Leipzig, just a two hour drive from Berlin, is the location of the Grassi Museum. Here you will find one of the best collections of applied arts from the periods Art Nouveau, Art Deco and Bauhaus. It also houses a very fascinating and insightful permanent exhibition of applied arts from the antiquity till historicism.
The Museum für Angewandte Kunst is the offical German name for this museum, but everybody knows it as the Grassi Museum. It houses three museums of which the museum of applied arts is one.
In October 1874, the museum was opened in Leipzig’s old office house. It was called the Leipzig Kunstgewerbemuseum (Museum of Arts and Crafts). The purpose of the founders was to make objects available to local artisans so they could copy the patterns and shapes. A very smart move that contributed to the prosperity of local craftsmen in Leipzig. In those early years of industrialization, objects and designs from previous time periods became popular again. This period, 1840 to 1900, is also known as historicism in Germany. For many years craftsmen copied foreign designs and objects with impunity. The Grassi museum has a Chinese wall decoration from a country house in Zehmen in her collection, completely made by German craftsmen.
Thanks to a large donation by Franz Dominic Grassi, a special building for the collection of this museum could be built. It opened in 1929 and yielded a total of 27,000m2 exhibition space. Due to various bombardments in World War II the museum had been seriously damaged. The museum’s collection could be saved, but the building itself was in ruins.
It was not until 1994 that restoration and reconstruction work began for the museum. It was so badly damaged that the famous staircase windows by Bauhaus artist Josef Albers and the red pillar hall had to be reconstructed. The renovations ended in 2012 with the opening of the last exhibition hall.
Today, you will find three museums in the Grassi Museum. An museum for music instruments, an ethnographic museum and this museum for aplied arts.
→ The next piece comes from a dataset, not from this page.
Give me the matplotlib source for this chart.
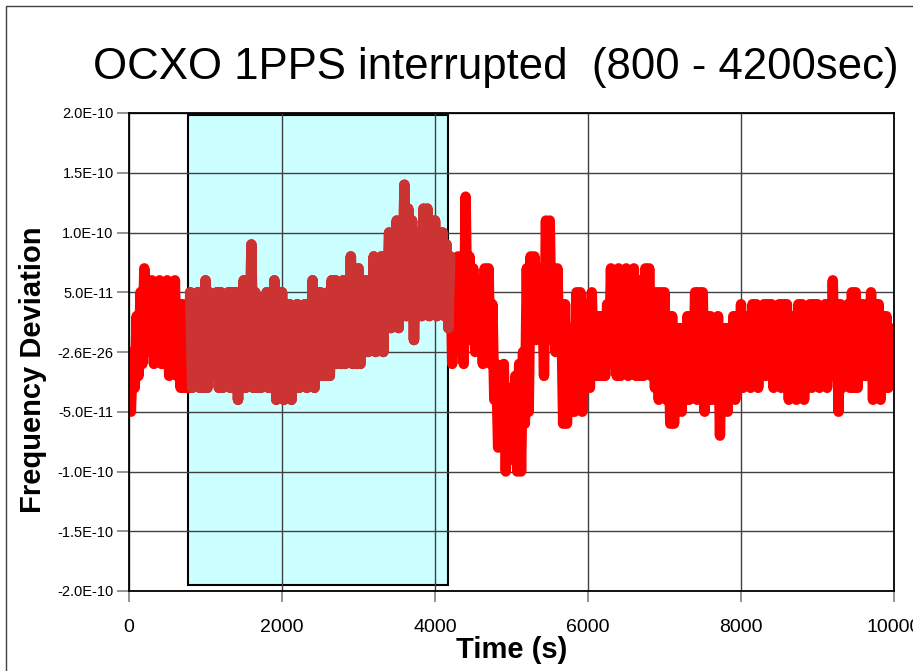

Highlights Art Nouveau to contemporary design
Since most of the visitors come to this museum for her extensive Art Nouveau, Art Deco and Bauhaus collection, I will start my review with that period.
Many of the objects in this collection come from the Grassi Fair. An applied arts fair held in Leipzig from the 1920’s till the thirties. Since 1997, the fair is held again every year in the month October.
At the entrance of the exhibition you will find an A4 booklet. It contains the translation of the various information boards and texts in several languages. Very useful when your German language skills are limited.
All the objects are put together based on style and region.
- Highlights from antiquity to modernism and Asian Art
This part of the exhibition starts with artifacts from antiquity and Roman times, but the highlights of the collection begins at the Gothic era. One of the more valuable pieces is a carpet from the 16th century with the legend of Tristan depicted on it. The altarpieces from the early 1500s, surrounded by images from that period, are also impressive.
- Italian room
Plan your visit
Admission to the Grassi Museum für Angewandte Künst is 8 euros. Every first Wednesday of the month the museum has free admission and children under 18 are always free to enter.
The museum is open from Tuesday to Sunday from 10.00 – 18.00.
In addition to a shop, the museum also has a small café on its premises and behind the museum is an old cemetery. The old cemetery can be visited without an admission ticket.